Group protests Black Rock Desert measure |

Group protests Black Rock Desert measure


RENO, Nev. (AP) – States’ rights activists staged a peaceful protest Saturday at the government’s dedication of a national conservation area for the Black Rock Desert.

Protesters held placards bearing anti-government messages as speakers hailed passage of the Black Rock Desert-High Rock Canyon Emigrant Trails National Conservation Area.

Under the action taken by Congress in December, nearly 1.2 million acres are being designated as the national conservation area and 10 accompanying wilderness areas.

Bureau of Land Management officials estimated no more than 50 of the nearly 300 people at the event were protesters. Protest organizers say from 100 to 150 protesters turned out.

BLM Nevada Director Bob Abbey was master of ceremonies for the hour-long ceremony on the Black Rock Desert 120 miles north of Reno. The event featured talks by historians.

”With the 10 new wilderness areas and the NCA, I think the public will be well served,” Abbey said. ”They will get an opportunity to get away from the hustle and bustle of urban areas so they can enjoy the solitude, the scenic vistas and spend quality time with their families.

”It will be a place this generation can appreciate as well as generations to come.”

But the Nevada Committee for Full Statehood, which organized the protest, claims the federal government has no jurisdiction over the remote area about the size of the state of Delaware.

Committee members say the Black Rock Desert region is state property, and Congress was wrong to close it to mining and geothermal activity.

Nevada is home of the Sagebrush Rebellion, an effort spawned in the late 1970s by ranchers, miners and others to shift control of public land in the West from the federal government to the states.

The federal government manages 87 percent of the land in Nevada, but it has been generally open to mining, grazing and off-road recreation. Before now, almost none was set aside for wilderness.

The measure creating the national conservation area was pushed by Sen. Harry Reid and former Sen. Richard Bryan, both D-Nev.

”(Bryan and Reid) ignored opposition of federal control of the Black Rock by county governments and Nevada citizens, and sold out to the federal government,” said O.Q. Chris Johnson, a member of the statehood group and chairman of the Elko County Republican Party.

”Certainly, they have succeeded in taking the public out of public lands.”

Some protesters wore T-shirts bearing the message: ”Nevadans Betrayed by Bryan and Reid.” Others held placards with messages such as ”Nevada Is a State, Not a Territory” and ”Endangered Species: People on Public Land.”

After the ceremony, protesters sang ”Home Means Nevada,” the state song. They also chanted ”Statehood.”

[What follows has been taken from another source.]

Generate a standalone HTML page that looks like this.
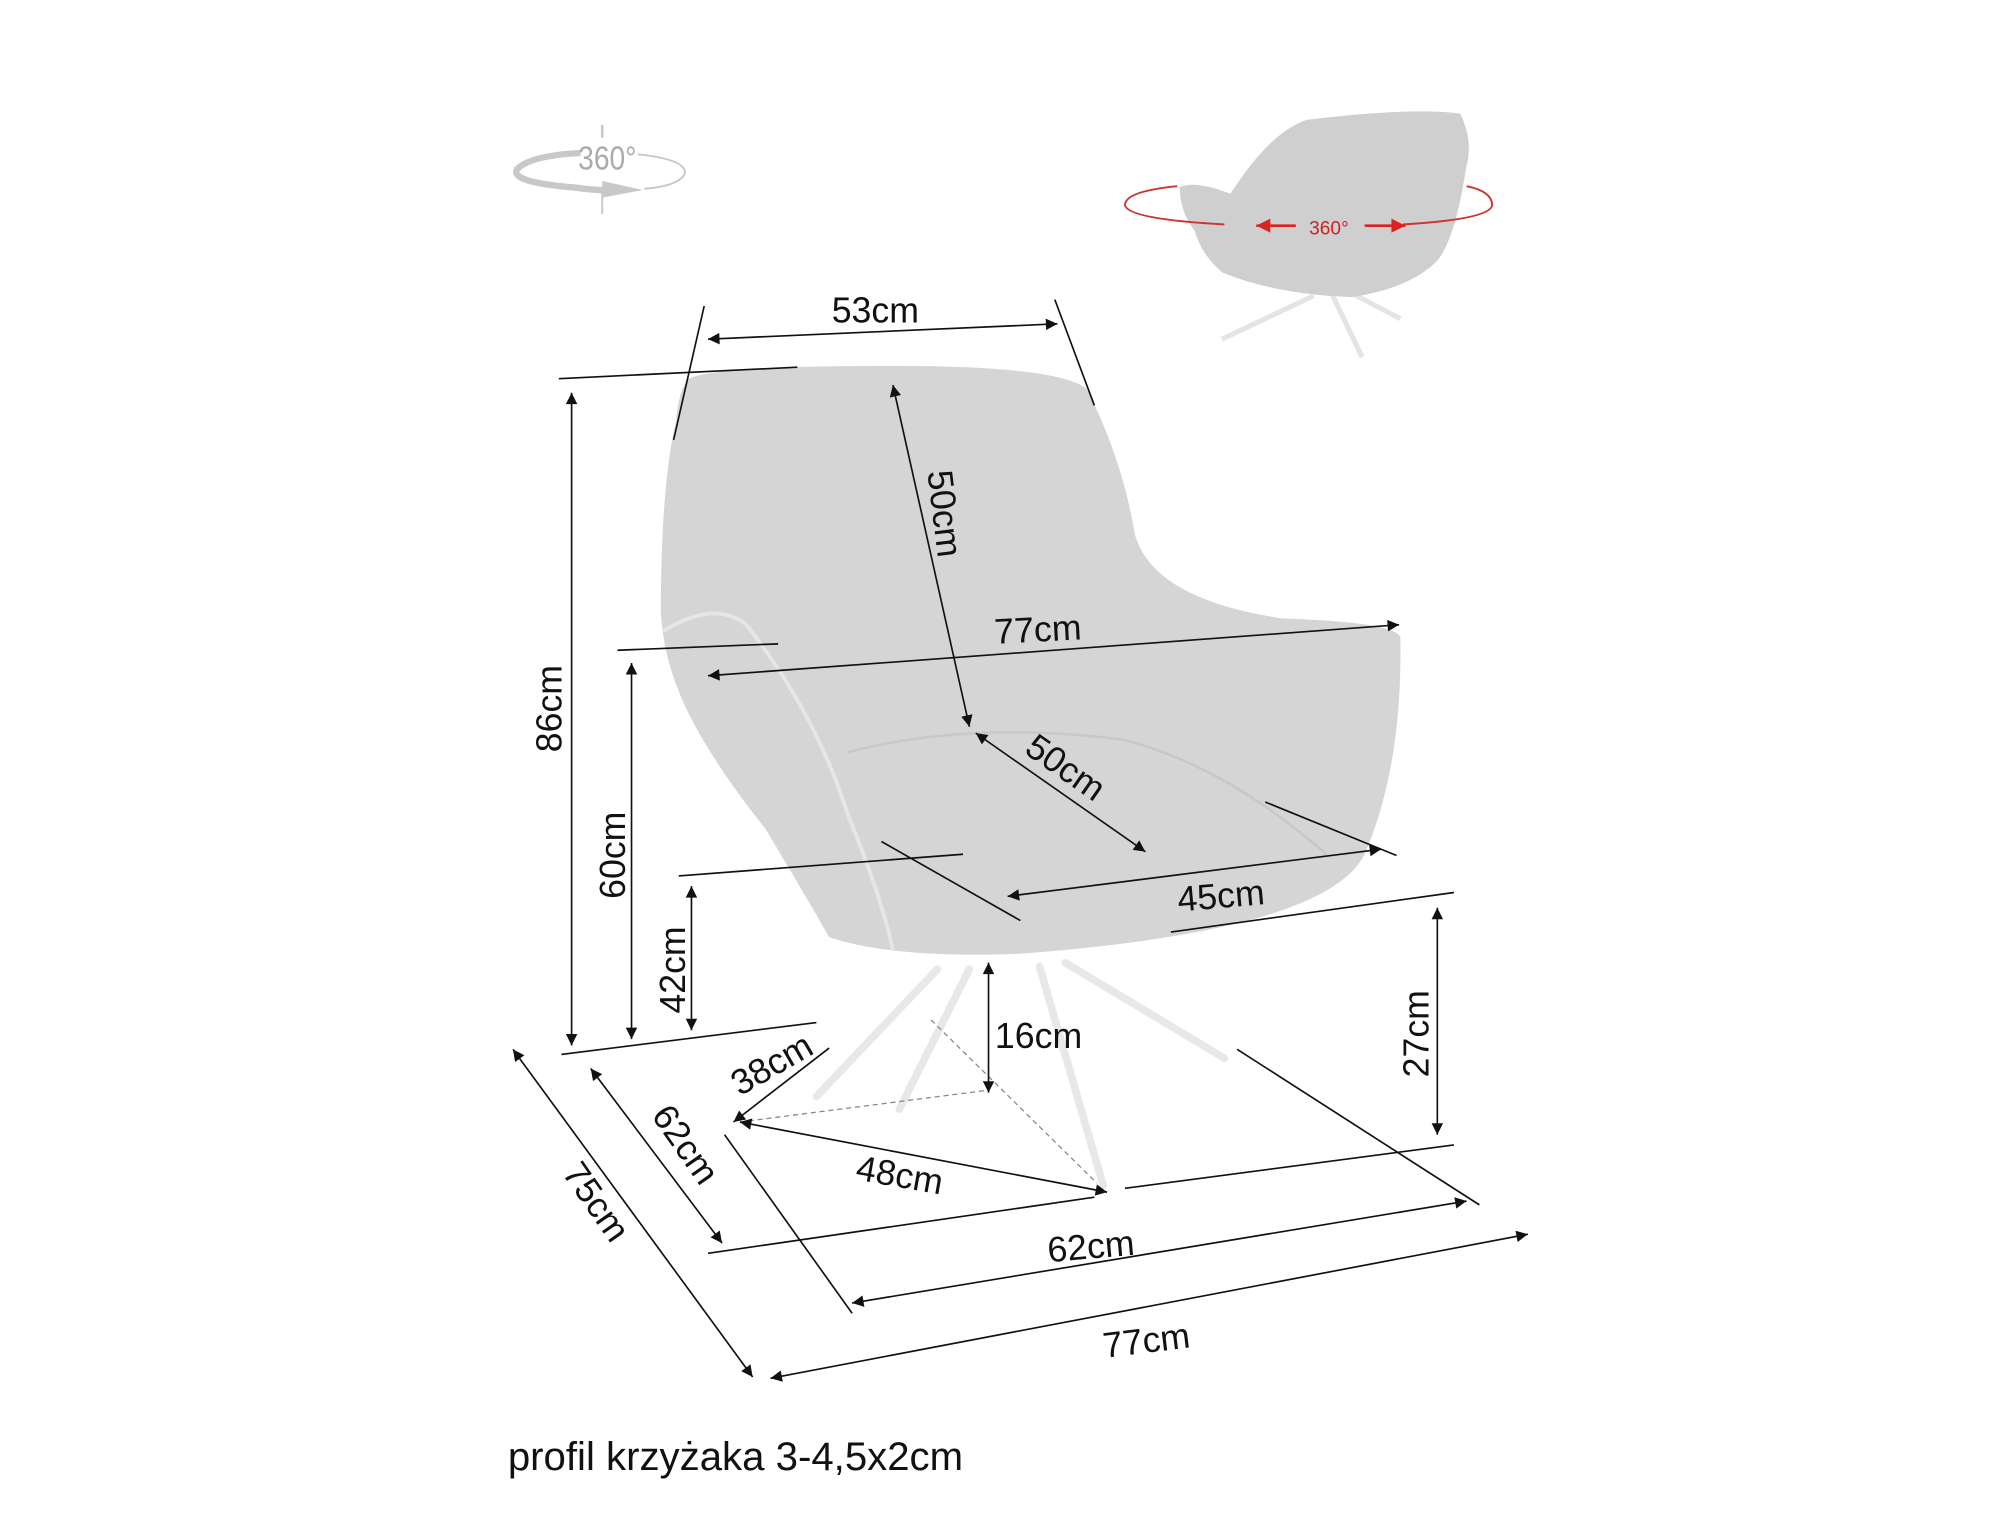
<!DOCTYPE html>
<html><head><meta charset="utf-8"><style>html,body{margin:0;padding:0;background:#fff}svg{display:block}</style></head>
<body>
<svg width="2000" height="1530" viewBox="0 0 1568 1200" xmlns="http://www.w3.org/2000/svg" font-family="Liberation Sans, sans-serif">
<defs>
<marker id="a" viewBox="0 0 10 10" refX="10" refY="5" markerWidth="12" markerHeight="9" orient="auto-start-reverse" markerUnits="userSpaceOnUse"><path d="M0,0 L10,5 L0,10 z" fill="#111"/></marker>
<marker id="r" viewBox="0 0 10 10" refX="10" refY="5" markerWidth="14" markerHeight="11" orient="auto-start-reverse" markerUnits="userSpaceOnUse"><path d="M0,0 L10,5 L0,10 z" fill="#d22"/></marker>
</defs>
<!-- 360 icon -->
<g fill="none" stroke="#c8c8c8">
<path d="M450,147 Q400,143 405,133 Q415,122 455,120" stroke-width="5"/>
<path d="M500,121 Q538,125 537,136 Q532,146 505,148" stroke-width="1.5"/>
<line x1="472" y1="98" x2="472" y2="108" stroke-width="2"/><line x1="472" y1="148" x2="472" y2="168" stroke-width="1.5"/>
<path d="M450,147 Q470,150 485,149" stroke-width="5"/>
</g>
<path d="M472,142 L504,149 L472,155z" fill="#c8c8c8"/>
<text x="476" y="133" font-size="26" fill="#aaa" text-anchor="middle" transform="scale(0.85 1) translate(84 0)">360°</text>
<!-- small back chair -->
<g>
<g stroke="#e4e4e4" stroke-width="4" fill="none"><line x1="1030" y1="232" x2="958" y2="266"/><line x1="1045" y1="232" x2="1068" y2="280"/><line x1="1060" y1="230" x2="1098" y2="250"/></g>
<g transform="translate(925,88) scale(1.17,1) translate(-925,-72)">
<path d="M925,131 Q935,125 959,136 Q985,88 1010,78 Q1080,68 1113,73 Q1122,95 1117,115 Q1110,170 1098,188 Q1080,210 1040,217 Q990,215 954,198 Q940,185 935,165 Q925,150 925,131z" fill="#cfcfcf"/>
</g>
<path d="M923,146 Q882,150 882,161 Q885,172 960,176" fill="none" stroke="#c33" stroke-width="1.5"/>
<path d="M1150,146 Q1170,150 1170,161 Q1168,172 1100,176" fill="none" stroke="#c33" stroke-width="1.5"/>
<line x1="1016" y1="177" x2="985" y2="177" stroke="#d22" stroke-width="2" marker-end="url(#r)"/>
<line x1="1070" y1="177" x2="1102" y2="177" stroke="#d22" stroke-width="2" marker-end="url(#r)"/>
<text x="1042" y="184" font-size="15" fill="#c22" text-anchor="middle">360°</text>
</g>
<!-- main chair -->
<path d="M540,297 Q560,287 700,287 Q830,287 852,305 Q880,360 890,420 Q905,470 1005,485 Q1095,488 1098,500 Q1100,600 1070,670 Q1040,730 800,748 Q700,752 650,735 Q630,700 600,650 Q560,600 540,560 Q520,520 518,480 Q518,380 530,330 Q532,305 540,297z" fill="#d5d5d5"/>
<path d="M520,495 Q560,470 585,490 Q640,560 665,640 Q690,700 700,745" fill="none" stroke="#e6e6e6" stroke-width="3"/>
<path d="M665,590 Q760,565 880,580 Q960,600 1040,670" fill="none" stroke="#c8c8c8" stroke-width="2"/>
<!-- legs -->
<g stroke="#e8e8e8" stroke-width="6" fill="none" stroke-linecap="round">
<line x1="735" y1="760" x2="640" y2="860"/><line x1="815" y1="758" x2="865" y2="930"/><line x1="835" y1="755" x2="960" y2="830"/><line x1="760" y1="760" x2="705" y2="870"/>
</g>
<g stroke="#888" stroke-width="1" stroke-dasharray="4,3" fill="none"><line x1="730" y1="800" x2="860" y2="928"/><line x1="580" y1="880" x2="775" y2="855"/></g>
<!-- dimension lines -->
<g stroke="#111" stroke-width="1.3" fill="none">
<line x1="552" y1="240" x2="528" y2="345"/><line x1="827" y1="235" x2="858" y2="318"/>
<line x1="555" y1="266" x2="829" y2="254" marker-start="url(#a)" marker-end="url(#a)"/>
<line x1="438" y1="297" x2="625" y2="288"/>
<line x1="448" y1="308" x2="448" y2="820" marker-start="url(#a)" marker-end="url(#a)"/>
<line x1="440" y1="827" x2="640" y2="802"/>
<line x1="484" y1="510" x2="610" y2="505"/>
<line x1="495" y1="520" x2="495" y2="815" marker-start="url(#a)" marker-end="url(#a)"/>
<line x1="532" y1="687" x2="755" y2="670"/>
<line x1="542" y1="695" x2="542" y2="808" marker-start="url(#a)" marker-end="url(#a)"/>
<line x1="700" y1="302" x2="760" y2="570" marker-start="url(#a)" marker-end="url(#a)"/>
<line x1="555" y1="530" x2="1097" y2="490" marker-start="url(#a)" marker-end="url(#a)"/>
<line x1="765" y1="575" x2="898" y2="668" marker-start="url(#a)" marker-end="url(#a)"/>
<line x1="992" y1="629" x2="1095" y2="671"/>
<line x1="790" y1="703" x2="1083" y2="666" marker-start="url(#a)" marker-end="url(#a)"/>
<line x1="691" y1="660" x2="800" y2="722"/>
<line x1="918" y1="731" x2="1140" y2="700"/>
<line x1="1127" y1="712" x2="1127" y2="890" marker-start="url(#a)" marker-end="url(#a)"/>
<line x1="775" y1="755" x2="775" y2="857" marker-start="url(#a)" marker-end="url(#a)"/>
<line x1="575" y1="880" x2="650" y2="822" marker-start="url(#a)"/>
<line x1="580" y1="880" x2="868" y2="935" marker-start="url(#a)" marker-end="url(#a)"/>
<line x1="970" y1="823" x2="1160" y2="945"/>
<line x1="555" y1="983" x2="858" y2="939"/>
<line x1="882" y1="932" x2="1140" y2="898"/>
<line x1="568" y1="890" x2="668" y2="1030"/>
<line x1="463" y1="838" x2="566" y2="975" marker-start="url(#a)" marker-end="url(#a)"/>
<line x1="668" y1="1022" x2="1150" y2="942" marker-start="url(#a)" marker-end="url(#a)"/>
<line x1="402" y1="823" x2="590" y2="1080" marker-start="url(#a)" marker-end="url(#a)"/>
<line x1="604" y1="1081" x2="1198" y2="968" marker-start="url(#a)" marker-end="url(#a)"/>
</g>
<g font-size="28" fill="#111">
<text x="652" y="253">53cm</text>
<text x="780" y="505" transform="rotate(-3 780 505)">77cm</text>
<text x="924" y="715" transform="rotate(-5 924 715)">45cm</text>
<text x="780" y="822">16cm</text>
<text x="822" y="990" transform="rotate(-5 822 990)">62cm</text>
<text x="866" y="1065" transform="rotate(-7 866 1065)">77cm</text>
<text x="670" y="925" transform="rotate(10 670 925)">48cm</text>
<text x="580" y="860" transform="rotate(-30 580 860)">38cm</text>
<text x="802" y="590" transform="rotate(35 802 590)">50cm</text>
<text x="727" y="370" transform="rotate(83 727 370)">50cm</text>
<text x="440" y="590" transform="rotate(-90 440 590)">86cm</text>
<text x="490" y="705" transform="rotate(-90 490 705)">60cm</text>
<text x="537" y="795" transform="rotate(-90 537 795)">42cm</text>
<text x="1120" y="845" transform="rotate(-90 1120 845)">27cm</text>
<text x="510" y="875" transform="rotate(55 510 875)">62cm</text>
<text x="440" y="920" transform="rotate(55 440 920)">75cm</text>
</g>
<text x="398" y="1153" font-size="31.5" fill="#111">profil krzyżaka 3-4,5x2cm</text>
</svg>
</body></html>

Bryan and Reid sent representatives to the event but did not attend. Bryan was recently hospitalized for a week with a throat infection. Reid was unable to catch a flight to Nevada because of Friday night’s vote on patients’ rights legislation, a spokeswoman said.

Abbey said he thinks most Nevadans support efforts to preserve the wildlands much the way they were when pioneers first passed through 150 years ago on the Applegate-Lassen Trail.

Conservationists agree, saying Nevada’s attitudes about public land use are changing because of the state’s growing urbanization.

Nevada is one of the nation’s fastest growing states, and more than 85 percent of its population now lives in Las Vegas or Reno, they note.

”We just know there are more and more people moving in here who want to protect the land,” said Kevin Mack of the Nevada Wilderness Project.